Jack McBean signed as a Home Grown Player out of the Galaxy Academy. Bob Levey/Getty Images

Counting down the 11 biggest 2011 stories in Southern California soccer ...

The Galaxy won Major League Soccer's championship. Chivas USA altered its culture, probably for the better. Neither achievement is as important as the steps both clubs are taking to develop talent.

2011 was the year the local teams' emphasis on their academy programs began to make a real impact, with national championships, prosperous partnerships, advancing talent and one massive merger.

The Galaxy, with former midfielder Chris Klein in charge of the academy program, won the title, claiming the U.S. Soccer Development Academy U15/16 championship last July. Then they picked up the cream of Mission Viejo-based Pateadores' U17/18 titlists through a partnership with Todd Saldaña's South Bay Force club. One of those pickups -- Inglewood's Jose Villarreal -- already has signed a Home Grown Player contract with L.A.'s first team, just like Newport Beach's Jack McBean, who joined the Galaxy last season at 16. More appear destined to follow.

Chivas made the bolder move, bringing in under its umbrella the Cosmos West Academy -- the New York Cosmos' Pasadena-based West Coast development center, which the prospective MVP team abandoned to align with league rules. Former pro Teddy Chronopoulos, Cosmos West's director, took charge of Chivas' program, which also benefited from the influence of first-team assistant coach Greg Vanney, who had been running Real Salt Lake's Arizona program. General manager Jose Domene declared that the Goats wanted to build the bulk of its roster, going forward, from their academy.

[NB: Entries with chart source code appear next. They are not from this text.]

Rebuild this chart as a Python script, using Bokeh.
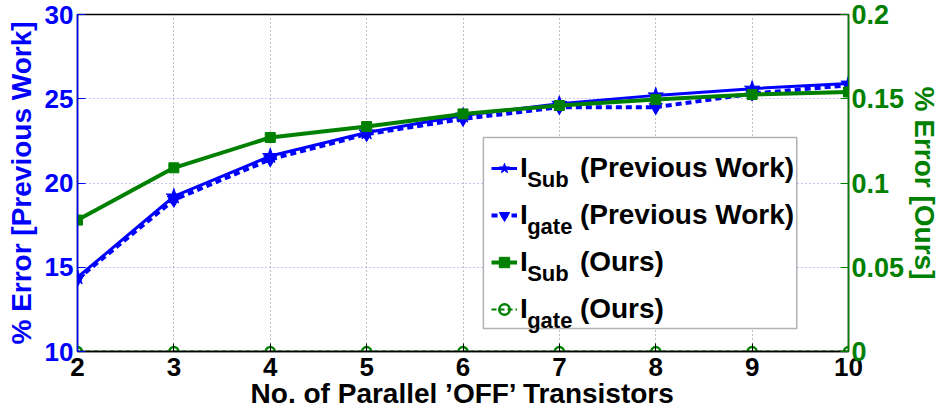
from bokeh.plotting import figure
from bokeh.models import (Range1d, LinearAxis, FixedTicker, NumeralTickFormatter,
                          Legend, LegendItem, Label, BoxAnnotation)
from bokeh.embed import file_html
from bokeh.resources import INLINE

# ---- data ----
n_transistors = [2, 3, 4, 5, 6, 7, 8, 9, 10]
isub_prev = [14.4, 19.2, 21.6, 23.0, 24.0, 24.7, 25.2, 25.6, 25.9]
igate_prev = [14.3, 19.0, 21.4, 22.9, 23.8, 24.5, 24.5, 25.3, 25.8]
isub_ours = [0.078, 0.109, 0.127, 0.1335, 0.141, 0.146, 0.1495, 0.1525, 0.154]
igate_ours = [0, 0, 0, 0, 0, 0, 0, 0, 0]
left_ticks = [10, 15, 20, 25, 30]
right_ticks = [0, 0.05, 0.1, 0.15, 0.2]

FONT = "Liberation Sans"
BLUE = "#0000ff"
GREEN = "#008000"
TOP = 14
BOTTOM = 351
LEFT = 77
RIGHT = 852

p = figure(width=943, height=417, output_backend="svg", toolbar_location=None,
           x_range=Range1d(2, 10), y_range=Range1d(10, 30),
           min_border_left=LEFT, min_border_right=943 - RIGHT, min_border_top=TOP,
           min_border_bottom=417 - BOTTOM)
p.extra_y_ranges = {"right": Range1d(0, 0.2)}
p.outline_line_color = "black"
p.outline_line_width = 1.5
p.background_fill_color = "white"
p.border_fill_color = "white"

def style_axis(ax, color, size):
    ax.axis_line_color = color
    ax.axis_line_width = 1.5
    ax.major_tick_line_color = color
    ax.major_tick_in = 8
    ax.major_tick_out = 0
    ax.minor_tick_line_color = None
    ax.major_label_text_color = color
    ax.major_label_text_font = FONT
    ax.major_label_text_font_style = "bold"
    ax.major_label_text_font_size = size
    ax.axis_label_text_color = color
    ax.axis_label_text_font = FONT
    ax.axis_label_text_font_style = "bold"
    ax.axis_label_text_font_size = "28px"

xa = p.xaxis[0]
xa.ticker = FixedTicker(ticks=n_transistors)
xa.axis_label = "No. of Parallel \u2019OFF\u2019 Transistors"
style_axis(xa, "black", "26px")
xa.major_label_standoff = 6
xa.axis_label_standoff = -1

ya = p.yaxis[0]
ya.ticker = FixedTicker(ticks=left_ticks)
ya.axis_label = "% Error [Previous Work]"
style_axis(ya, BLUE, "26px")
ya.major_label_standoff = 4
ya.axis_label_standoff = 5

ra = LinearAxis(y_range_name="right", ticker=FixedTicker(ticks=right_ticks),
                formatter=NumeralTickFormatter(format="0.[00]"),
                axis_label="% Error [Ours]")
style_axis(ra, GREEN, "27px")
ra.major_label_standoff = 3
ra.axis_label_standoff = 2
p.add_layout(ra, "right")

p.xgrid.grid_line_color = "#7f7f7f"
p.xgrid.grid_line_dash = "1 3"
p.xgrid.grid_line_width = 1
p.ygrid.grid_line_color = "#8c8cff"
p.ygrid.grid_line_dash = "1 3"
p.ygrid.grid_line_width = 1

# ---- legend frame (white box under the legend) ----
def sx_to_x(px):
    return 2 + (px - LEFT) * 8 / (RIGHT - LEFT)

def sy_to_y(py):
    return 10 + (BOTTOM - py) * 20 / (BOTTOM - TOP)

p.add_layout(BoxAnnotation(left=sx_to_x(485), right=sx_to_x(800), top=sy_to_y(137),
                           bottom=sy_to_y(328), fill_color="white", fill_alpha=1.0,
                           line_color="black", line_width=1.5, level="underlay",
                           editable=False))

# ---- series ----
r1l = p.line(n_transistors, isub_prev, line_color=BLUE, line_width=3)
r1m = p.scatter(n_transistors, isub_prev, marker="star", size=16, fill_color=BLUE, line_color=BLUE)
r2l = p.line(n_transistors, igate_prev, line_color=BLUE, line_width=4, line_dash="6 4")
r2m = p.scatter(n_transistors, igate_prev, marker="inverted_triangle", size=13, fill_color=BLUE, line_color=BLUE)
r3l = p.line(n_transistors, isub_ours, line_color=GREEN, line_width=4, y_range_name="right")
r3m = p.scatter(n_transistors, isub_ours, marker="square", size=10, fill_color=GREEN, line_color=GREEN,
                y_range_name="right")
r4l = p.line(n_transistors, igate_ours, line_color=GREEN, line_width=2, line_dash="5 3", y_range_name="right")
r4m = p.scatter(n_transistors, igate_ours, marker="circle", size=9, fill_color=None, line_color=GREEN,
                line_width=2.5, y_range_name="right")

# ---- legend ----
gap = "\u2002\u2002\u2002\u00a0\u200a"
legend = Legend(items=[
    LegendItem(label="I" + gap + "(Previous Work)", renderers=[r1l, r1m]),
    LegendItem(label="I" + gap + "(Previous Work)", renderers=[r2l, r2m]),
    LegendItem(label="I" + gap + "(Ours)", renderers=[r3l, r3m]),
    LegendItem(label="I" + gap + "(Ours)", renderers=[r4l, r4m]),
], location=(414, 23), padding=6, spacing=9, glyph_width=26, glyph_height=38,
   label_height=38, label_standoff=3, margin=0,
   label_text_font=FONT, label_text_font_style="bold", label_text_font_size="28px",
   label_text_color="black",
   border_line_color=None, background_fill_alpha=0.0)
p.add_layout(legend, "center")

subs = ["Sub", "gate", "Sub", "gate"]
for i, s in enumerate(subs):
    centre = 162 + 47 * i
    p.add_layout(Label(x=sx_to_x(529), y=sy_to_y(centre + 17),
                       text=s, text_font=FONT, text_font_style="bold", text_font_size="22px",
                       text_color="black", text_baseline="alphabetic", text_align="left",
                       level="overlay"))

open("out.html", "w").write(file_html(p, INLINE))
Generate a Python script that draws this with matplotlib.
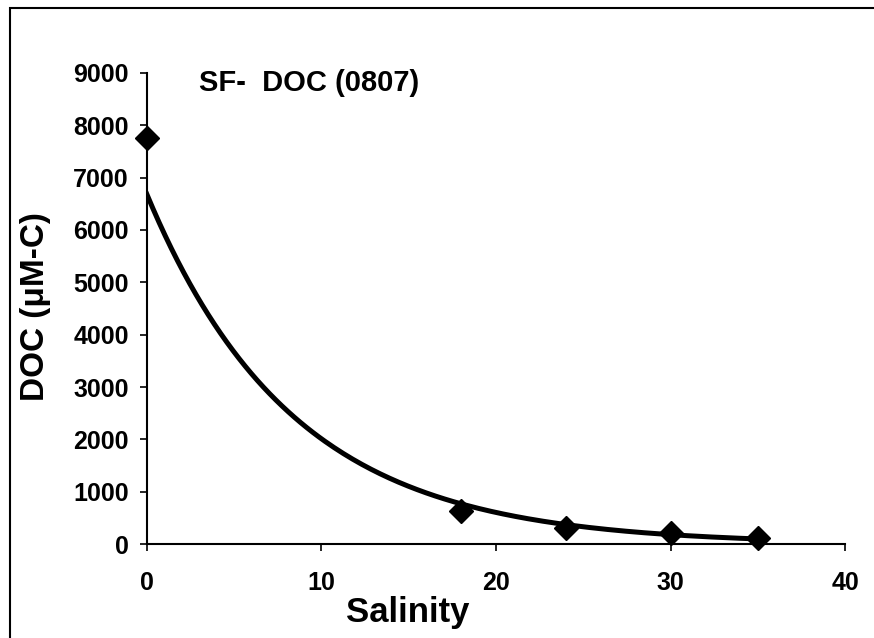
import numpy as np
import matplotlib.pyplot as plt
from matplotlib.patches import Rectangle

plt.rcParams['font.family'] = ['Liberation Sans', 'DejaVu Sans']
plt.rcParams['font.weight'] = 'bold'

# Observed samples
salinity = [0, 18, 24, 30, 35]
doc = [7750, 630, 300, 210, 115]

# Exponential trendline (least squares on log y, like a spreadsheet trendline)
b, a = np.polyfit(salinity, np.log(doc), 1)
xfit = np.linspace(0, 35, 200)
yfit = np.exp(a) * np.exp(b * xfit)

fig = plt.figure(figsize=(8.74, 6.38), dpi=100)
ax = fig.add_axes([0.168, 0.147, 0.799, 0.739])

ax.plot(xfit, yfit, color='black', linewidth=3.6, zorder=2)
ax.plot(salinity, doc, linestyle='none', marker='D', markersize=12.5,
        color='black', zorder=3, clip_on=False)

ax.set_xlim(0, 40)
ax.set_ylim(0, 9000)
ax.set_xticks([0, 10, 20, 30, 40])
ax.set_yticks(range(0, 9001, 1000))
ax.tick_params(axis='x', direction='out', length=5, width=1.2, pad=14, labelsize=18)
ax.tick_params(axis='y', direction='out', length=5, width=1.2, pad=8, labelsize=18)

for side in ['top', 'right']:
    ax.spines[side].set_visible(False)
for side in ['left', 'bottom']:
    ax.spines[side].set_linewidth(1.5)

ax.set_xlabel('Salinity', fontsize=25, fontweight='bold')
ax.set_ylabel('DOC (\u03bcM-C)', fontsize=24, fontweight='bold')
ax.xaxis.set_label_coords(0.374, -0.144)
ax.yaxis.set_label_coords(-0.16, 0.503)
ax.xaxis.label.set_va('center')
ax.yaxis.label.set_va('center')
ax.text(3.0, 8800, 'SF-  DOC (0807)', fontsize=21, fontweight='bold', va='center', ha='left')

# Outer frame
fig.patches.append(Rectangle((0.012, -0.01), 1.0, 0.997, transform=fig.transFigure,
                             fill=False, edgecolor='black', linewidth=1.5))

fig.savefig('out.png', dpi=100)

Both clubs have youth national team-caliber players, some plucked from top clubs in Southern California's talent-rich scene. The ability to offer professional contracts is an advantage the Galaxy and Chivas have over its local rivals.

The academy system is still in its infancy in the U.S., but it's the foundation of soccer's future in this country. The local sides were a little slow to the party -- check out what the Chicago Fire, especially, have been producing for years -- but as MLS player-acquisition rules begin to catch up with developmental philosophies, the impact will surely broaden.